- [GOAL]
Repeat, exactly, the run of lines that opens with the line containing "What D3.js code" and closes with the line containing "var barW = 29;", and leave all other lines out.

- [ITEMS]

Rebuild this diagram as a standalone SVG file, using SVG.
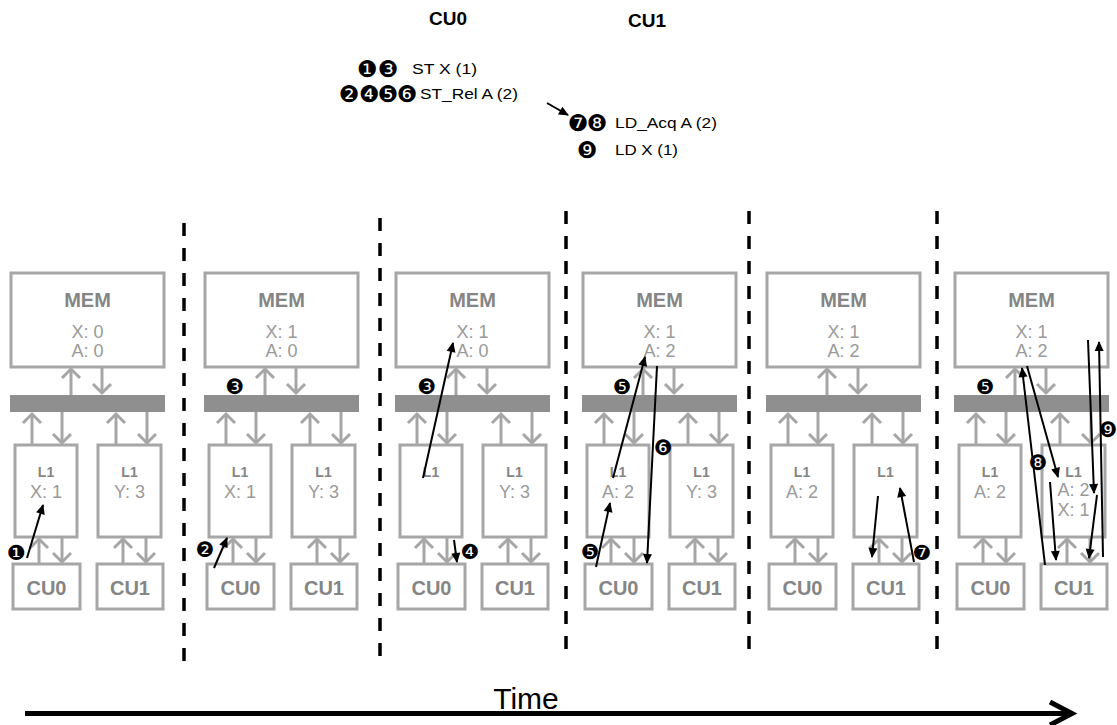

==

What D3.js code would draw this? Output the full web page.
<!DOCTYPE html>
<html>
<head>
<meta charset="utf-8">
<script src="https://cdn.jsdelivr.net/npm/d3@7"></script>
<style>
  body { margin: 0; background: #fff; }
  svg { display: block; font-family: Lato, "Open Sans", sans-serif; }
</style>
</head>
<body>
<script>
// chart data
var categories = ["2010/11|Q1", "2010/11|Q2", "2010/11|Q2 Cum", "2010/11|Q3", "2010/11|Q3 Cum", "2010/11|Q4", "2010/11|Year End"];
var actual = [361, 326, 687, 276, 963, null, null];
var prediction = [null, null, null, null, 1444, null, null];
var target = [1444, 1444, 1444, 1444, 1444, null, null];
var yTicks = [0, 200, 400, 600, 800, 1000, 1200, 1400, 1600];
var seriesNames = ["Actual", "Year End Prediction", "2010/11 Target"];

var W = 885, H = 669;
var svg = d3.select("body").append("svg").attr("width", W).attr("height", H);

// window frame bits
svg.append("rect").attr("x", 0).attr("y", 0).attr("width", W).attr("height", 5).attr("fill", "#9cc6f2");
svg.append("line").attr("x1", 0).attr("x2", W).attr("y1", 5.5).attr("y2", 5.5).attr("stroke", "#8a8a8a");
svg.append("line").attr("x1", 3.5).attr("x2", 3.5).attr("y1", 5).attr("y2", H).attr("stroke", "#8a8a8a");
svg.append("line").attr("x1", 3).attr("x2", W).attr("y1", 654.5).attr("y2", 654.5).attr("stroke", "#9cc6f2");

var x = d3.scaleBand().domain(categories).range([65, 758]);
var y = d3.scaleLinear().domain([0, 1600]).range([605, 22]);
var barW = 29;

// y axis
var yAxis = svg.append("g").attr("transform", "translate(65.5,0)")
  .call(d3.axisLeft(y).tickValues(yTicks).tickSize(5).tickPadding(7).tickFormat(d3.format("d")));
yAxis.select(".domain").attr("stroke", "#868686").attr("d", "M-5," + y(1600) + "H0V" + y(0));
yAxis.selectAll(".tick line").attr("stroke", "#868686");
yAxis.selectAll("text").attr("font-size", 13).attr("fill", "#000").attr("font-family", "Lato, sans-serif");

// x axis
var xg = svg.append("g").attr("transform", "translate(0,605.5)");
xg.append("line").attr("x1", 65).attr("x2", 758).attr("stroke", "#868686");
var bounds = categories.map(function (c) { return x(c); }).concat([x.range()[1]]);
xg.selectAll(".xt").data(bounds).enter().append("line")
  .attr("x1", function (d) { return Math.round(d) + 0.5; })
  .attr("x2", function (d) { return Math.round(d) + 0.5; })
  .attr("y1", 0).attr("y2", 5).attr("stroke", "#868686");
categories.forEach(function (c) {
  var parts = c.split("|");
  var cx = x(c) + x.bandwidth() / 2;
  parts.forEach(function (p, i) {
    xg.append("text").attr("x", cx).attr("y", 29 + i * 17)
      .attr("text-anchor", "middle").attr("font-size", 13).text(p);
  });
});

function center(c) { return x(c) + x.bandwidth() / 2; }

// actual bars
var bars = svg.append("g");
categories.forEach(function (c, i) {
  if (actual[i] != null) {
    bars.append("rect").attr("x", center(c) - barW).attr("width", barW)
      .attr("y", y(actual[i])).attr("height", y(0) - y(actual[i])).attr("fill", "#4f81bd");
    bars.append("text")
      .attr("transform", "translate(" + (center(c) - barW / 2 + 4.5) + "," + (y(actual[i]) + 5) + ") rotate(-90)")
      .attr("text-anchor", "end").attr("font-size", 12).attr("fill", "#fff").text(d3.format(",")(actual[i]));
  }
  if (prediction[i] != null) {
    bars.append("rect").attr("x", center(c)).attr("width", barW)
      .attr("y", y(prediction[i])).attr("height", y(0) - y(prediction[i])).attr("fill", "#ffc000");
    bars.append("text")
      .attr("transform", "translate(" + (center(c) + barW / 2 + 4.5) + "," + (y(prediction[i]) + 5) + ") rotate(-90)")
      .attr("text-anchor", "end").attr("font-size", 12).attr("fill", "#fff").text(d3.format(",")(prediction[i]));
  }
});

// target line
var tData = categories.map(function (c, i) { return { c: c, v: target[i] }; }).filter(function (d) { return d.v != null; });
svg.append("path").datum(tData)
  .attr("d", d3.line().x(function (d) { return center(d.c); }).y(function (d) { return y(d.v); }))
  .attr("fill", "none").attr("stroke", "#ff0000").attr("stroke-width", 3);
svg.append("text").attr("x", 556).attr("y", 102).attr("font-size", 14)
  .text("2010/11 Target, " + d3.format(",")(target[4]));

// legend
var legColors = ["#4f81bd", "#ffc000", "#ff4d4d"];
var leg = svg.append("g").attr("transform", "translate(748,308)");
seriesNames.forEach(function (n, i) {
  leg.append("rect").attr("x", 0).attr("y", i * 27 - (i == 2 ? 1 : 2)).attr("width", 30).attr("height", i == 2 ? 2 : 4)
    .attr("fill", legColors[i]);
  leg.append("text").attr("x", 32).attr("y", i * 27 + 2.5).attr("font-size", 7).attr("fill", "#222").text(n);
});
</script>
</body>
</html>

* * *

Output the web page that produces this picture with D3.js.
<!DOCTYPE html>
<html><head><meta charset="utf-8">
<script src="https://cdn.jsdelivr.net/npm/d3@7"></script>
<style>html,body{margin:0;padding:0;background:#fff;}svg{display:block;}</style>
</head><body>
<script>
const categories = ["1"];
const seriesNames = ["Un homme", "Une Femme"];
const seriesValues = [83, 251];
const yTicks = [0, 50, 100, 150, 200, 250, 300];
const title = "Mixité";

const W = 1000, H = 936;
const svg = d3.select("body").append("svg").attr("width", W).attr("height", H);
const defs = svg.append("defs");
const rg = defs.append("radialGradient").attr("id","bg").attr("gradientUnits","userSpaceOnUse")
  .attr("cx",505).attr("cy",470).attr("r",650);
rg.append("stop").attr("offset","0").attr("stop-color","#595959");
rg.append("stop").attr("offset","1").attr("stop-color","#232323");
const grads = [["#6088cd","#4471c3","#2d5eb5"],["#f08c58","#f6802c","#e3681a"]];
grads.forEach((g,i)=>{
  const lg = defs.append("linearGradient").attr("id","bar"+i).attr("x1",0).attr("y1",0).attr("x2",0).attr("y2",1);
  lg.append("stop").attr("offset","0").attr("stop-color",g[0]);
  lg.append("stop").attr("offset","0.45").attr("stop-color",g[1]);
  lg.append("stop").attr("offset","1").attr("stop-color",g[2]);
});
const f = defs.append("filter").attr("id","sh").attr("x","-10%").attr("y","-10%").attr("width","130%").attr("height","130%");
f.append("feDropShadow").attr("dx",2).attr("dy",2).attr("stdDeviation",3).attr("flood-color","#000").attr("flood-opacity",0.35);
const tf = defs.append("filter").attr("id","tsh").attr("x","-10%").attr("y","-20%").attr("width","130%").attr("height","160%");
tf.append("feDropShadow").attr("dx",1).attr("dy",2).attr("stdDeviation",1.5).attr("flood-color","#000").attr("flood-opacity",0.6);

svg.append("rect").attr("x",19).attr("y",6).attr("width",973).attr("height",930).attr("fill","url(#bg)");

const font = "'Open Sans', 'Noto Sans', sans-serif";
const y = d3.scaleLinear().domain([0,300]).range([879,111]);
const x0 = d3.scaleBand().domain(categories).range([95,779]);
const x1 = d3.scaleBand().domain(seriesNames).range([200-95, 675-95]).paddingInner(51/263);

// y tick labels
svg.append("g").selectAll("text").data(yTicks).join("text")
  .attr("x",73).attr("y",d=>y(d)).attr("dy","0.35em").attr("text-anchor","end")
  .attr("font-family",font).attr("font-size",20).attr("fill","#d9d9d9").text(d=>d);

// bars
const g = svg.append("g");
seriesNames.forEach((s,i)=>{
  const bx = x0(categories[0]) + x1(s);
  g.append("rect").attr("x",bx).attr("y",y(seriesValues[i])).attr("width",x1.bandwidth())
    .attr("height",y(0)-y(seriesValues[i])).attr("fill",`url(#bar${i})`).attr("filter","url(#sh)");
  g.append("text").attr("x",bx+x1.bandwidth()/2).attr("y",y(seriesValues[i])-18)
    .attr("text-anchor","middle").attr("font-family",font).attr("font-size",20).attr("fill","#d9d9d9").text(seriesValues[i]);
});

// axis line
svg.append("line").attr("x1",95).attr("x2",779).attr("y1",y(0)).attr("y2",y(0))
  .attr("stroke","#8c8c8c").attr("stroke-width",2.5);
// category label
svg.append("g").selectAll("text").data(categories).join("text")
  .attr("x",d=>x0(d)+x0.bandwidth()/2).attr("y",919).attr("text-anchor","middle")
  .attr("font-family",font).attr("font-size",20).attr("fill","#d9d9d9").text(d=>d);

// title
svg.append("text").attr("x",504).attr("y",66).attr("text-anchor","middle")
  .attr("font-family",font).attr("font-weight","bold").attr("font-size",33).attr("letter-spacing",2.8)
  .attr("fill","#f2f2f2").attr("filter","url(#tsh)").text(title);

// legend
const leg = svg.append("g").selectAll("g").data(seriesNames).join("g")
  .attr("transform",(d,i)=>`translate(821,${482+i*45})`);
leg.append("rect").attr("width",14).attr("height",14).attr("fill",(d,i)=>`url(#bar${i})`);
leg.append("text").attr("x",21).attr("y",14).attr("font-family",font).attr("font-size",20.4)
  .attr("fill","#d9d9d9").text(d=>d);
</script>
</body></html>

- [RESULT OF THIS EXERCISE]
What D3.js code would draw this? Output the full web page.
<!DOCTYPE html>
<html>
<head>
<meta charset="utf-8">
<script src="https://cdn.jsdelivr.net/npm/d3@7"></script>
<style>
  body { margin: 0; background: #fff; }
  svg { display: block; font-family: Lato, "Open Sans", sans-serif; }
</style>
</head>
<body>
<script>
// chart data
var categories = ["2010/11|Q1", "2010/11|Q2", "2010/11|Q2 Cum", "2010/11|Q3", "2010/11|Q3 Cum", "2010/11|Q4", "2010/11|Year End"];
var actual = [361, 326, 687, 276, 963, null, null];
var prediction = [null, null, null, null, 1444, null, null];
var target = [1444, 1444, 1444, 1444, 1444, null, null];
var yTicks = [0, 200, 400, 600, 800, 1000, 1200, 1400, 1600];
var seriesNames = ["Actual", "Year End Prediction", "2010/11 Target"];

var W = 885, H = 669;
var svg = d3.select("body").append("svg").attr("width", W).attr("height", H);

// window frame bits
svg.append("rect").attr("x", 0).attr("y", 0).attr("width", W).attr("height", 5).attr("fill", "#9cc6f2");
svg.append("line").attr("x1", 0).attr("x2", W).attr("y1", 5.5).attr("y2", 5.5).attr("stroke", "#8a8a8a");
svg.append("line").attr("x1", 3.5).attr("x2", 3.5).attr("y1", 5).attr("y2", H).attr("stroke", "#8a8a8a");
svg.append("line").attr("x1", 3).attr("x2", W).attr("y1", 654.5).attr("y2", 654.5).attr("stroke", "#9cc6f2");

var x = d3.scaleBand().domain(categories).range([65, 758]);
var y = d3.scaleLinear().domain([0, 1600]).range([605, 22]);
var barW = 29;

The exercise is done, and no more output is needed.